(a) Any last will of any person in the military or naval service of the United States, made outside this state, or at sea while in military or naval service, may be admitted to probate by the probate court of the county where the testator was domiciled, upon the certificate of the colonel, lieutenant colonel, major, or commanding officer of the regiment, or captain or commandant of the vessel, setting forth that the testator acknowledged, or that the subscribing witnesses proved, the will before that officer; but the heirs or next of kin of the testator may, in like manner and time prescribed for other contests, contest the validity of the will, in which case the authentication shall be prima facie evidence.
(b)
(1) The will of any person serving in the armed forces of the United States or any auxiliary thereto and executed while serving therein, may be admitted to probate upon proof satisfactory to the tribunal having jurisdiction over the probate of the genuineness of the signature of the maker of the will, where it first be shown that proof of due execution of the will may not be had of the subscribing witnesses to the will, if any, due to the inability to locate them, their death or the unavailability of their testimony for any reason adjudged sufficient by the tribunal having jurisdiction over the probate.
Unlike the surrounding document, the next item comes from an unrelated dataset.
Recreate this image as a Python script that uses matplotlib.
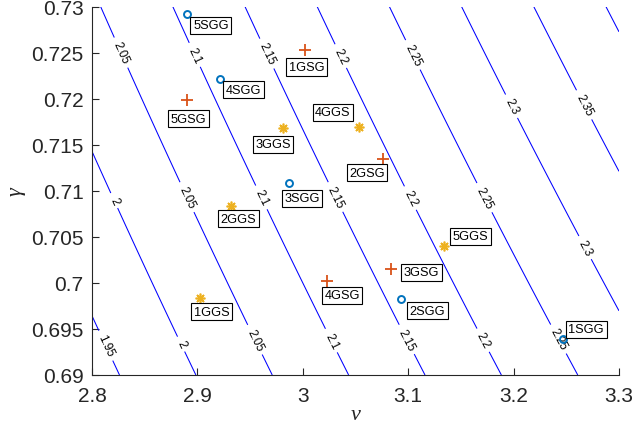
import numpy as np
import matplotlib
matplotlib.use("Agg")
import matplotlib.pyplot as plt

# ---- data ----
nu_range = [2.8, 3.3]
gamma_range = [0.69, 0.73]
levels = [1.95, 2.0, 2.05, 2.1, 2.15, 2.2, 2.25, 2.3, 2.35, 2.4]

sgg_names = ["1SGG", "2SGG", "3SGG", "4SGG", "5SGG"]
sgg_nu = [3.247, 3.0935, 2.987, 2.921, 2.890]
sgg_gamma = [0.6939, 0.6983, 0.7108, 0.7222, 0.7292]

gsg_names = ["1GSG", "2GSG", "3GSG", "4GSG", "5GSG"]
gsg_nu = [3.0025, 3.076, 3.0834, 3.023, 2.8898]
gsg_gamma = [0.7253, 0.7135, 0.7015, 0.7002, 0.7199]

ggs_names = ["1GGS", "2GGS", "3GGS", "4GGS", "5GGS"]
ggs_nu = [2.9028, 2.9322, 2.9812, 3.0532, 3.1338]
ggs_gamma = [0.6984, 0.7084, 0.7168, 0.7169, 0.7040]

xticks = [2.8, 2.9, 3.0, 3.1, 3.2, 3.3]
xticklabels = ["2.8", "2.9", "3", "3.1", "3.2", "3.3"]
yticks = [0.69, 0.695, 0.70, 0.705, 0.71, 0.715, 0.72, 0.725, 0.73]
yticklabels = ["0.69", "0.695", "0.7", "0.705", "0.71", "0.715", "0.72", "0.725", "0.73"]

# label offsets (pixels, right / down) for the boxed names
sgg_off = [(23, -10), (26, 12), (13, 15), (24, 11), (24, 11)]
gsg_off = [(1, 17), (-16, 14), (31, 3), (15, 14), (2, 19)]
ggs_off = [(11, 14), (7, 13), (-10, 16), (-26, -15), (27, -10)]

# contour label positions
clabel_pos = [
    (2.8272, 0.7250), (2.8961, 0.7247), (2.9657, 0.7249), (3.0353, 0.7246),
    (3.1032, 0.7247), (3.1982, 0.7192), (3.2662, 0.7193),
    (2.8202, 0.7089), (2.8898, 0.7093), (2.961, 0.7093), (3.0304, 0.7093),
    (3.1017, 0.7092), (3.1713, 0.7092), (3.2672, 0.7038),
    (2.8133, 0.6932), (2.8835, 0.6933), (2.954, 0.6938), (3.0264, 0.6937),
    (3.0975, 0.6938), (3.1697, 0.6937), (3.2409, 0.6938),
]

plt.rcParams['font.family'] = ['Liberation Sans', 'DejaVu Sans']

fig = plt.figure(figsize=(6.35, 4.27), dpi=100)
ax = fig.add_axes([92/635, 1-376/427, 527/635, 368.3/427])

nu = np.linspace(nu_range[0], nu_range[1], 201)
ga = np.linspace(gamma_range[0], gamma_range[1], 201)
NU, GA = np.meshgrid(nu, ga)
Z = NU * GA
cs = ax.contour(NU, GA, Z, levels=levels, colors=[(0, 0, 1)], linewidths=0.75)
ax.clabel(cs, levels=levels[:-1], manual=clabel_pos, inline=True, fontsize=8.5,
          colors='black', fmt=lambda v: f"{v:g}", inline_spacing=5)

ax.plot(sgg_nu, sgg_gamma, 'o', ls='none', color='#0072BD', mfc='none',
        ms=5, mew=1.4, zorder=5)
ax.plot(gsg_nu, gsg_gamma, '+', ls='none', color='#D95319',
        ms=8, mew=1.3, zorder=5)
ax.plot(ggs_nu, ggs_gamma, ls='none', marker=(8, 2, 0), color='#EDB120',
        ms=7, mew=1.2, zorder=5)

def boxes(names, xs, ys, offs):
    for n, x, y, o in zip(names, xs, ys, offs):
        ax.annotate(n, (x, y), xytext=(o[0], -o[1]), textcoords='offset pixels',
                    ha='center', va='center', fontsize=9.2, zorder=6,
                    bbox=dict(boxstyle='square,pad=0.2', fc='white', ec='black', lw=0.8))

boxes(sgg_names, sgg_nu, sgg_gamma, sgg_off)
boxes(gsg_names, gsg_nu, gsg_gamma, gsg_off)
boxes(ggs_names, ggs_nu, ggs_gamma, ggs_off)

ax.set_xlim(nu_range)
ax.set_ylim(gamma_range)
ax.set_xticks(xticks)
ax.set_xticklabels(xticklabels)
ax.set_yticks(yticks)
ax.set_yticklabels(yticklabels)
ax.tick_params(direction='in', length=5, width=0.8, labelsize=15, colors='#262626',
               labelcolor='#262626')
ax.tick_params(axis='x', pad=8)
ax.tick_params(axis='y', pad=6)
for s in ['top', 'right']:
    ax.spines[s].set_visible(False)
for s in ['left', 'bottom']:
    ax.spines[s].set_linewidth(0.8)
    ax.spines[s].set_color('#262626')

ax.set_xlabel('ν', fontfamily='Liberation Serif', style='italic', fontsize=16,
              labelpad=0, color='#262626')
ax.set_ylabel('γ', fontfamily='Liberation Serif', style='italic', fontsize=16,
              labelpad=4, color='#262626')

fig.savefig('out.png', dpi=100)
(2) However, no such will shall be admitted to probate where the will is offered for probate more than ten (10) years from the date of a declaration by the president of the United States or a resolution of congress declaring the end of hostilities during which the will was executed and in which the testator was a member of the armed forces, and nothing provided in this subsection (b) with reference to such wills shall void modes of probating wills made by members of the armed forces, but this subsection (b) shall, as to the wills of members of the armed forces made as provided in this section, afford an additional method of probate.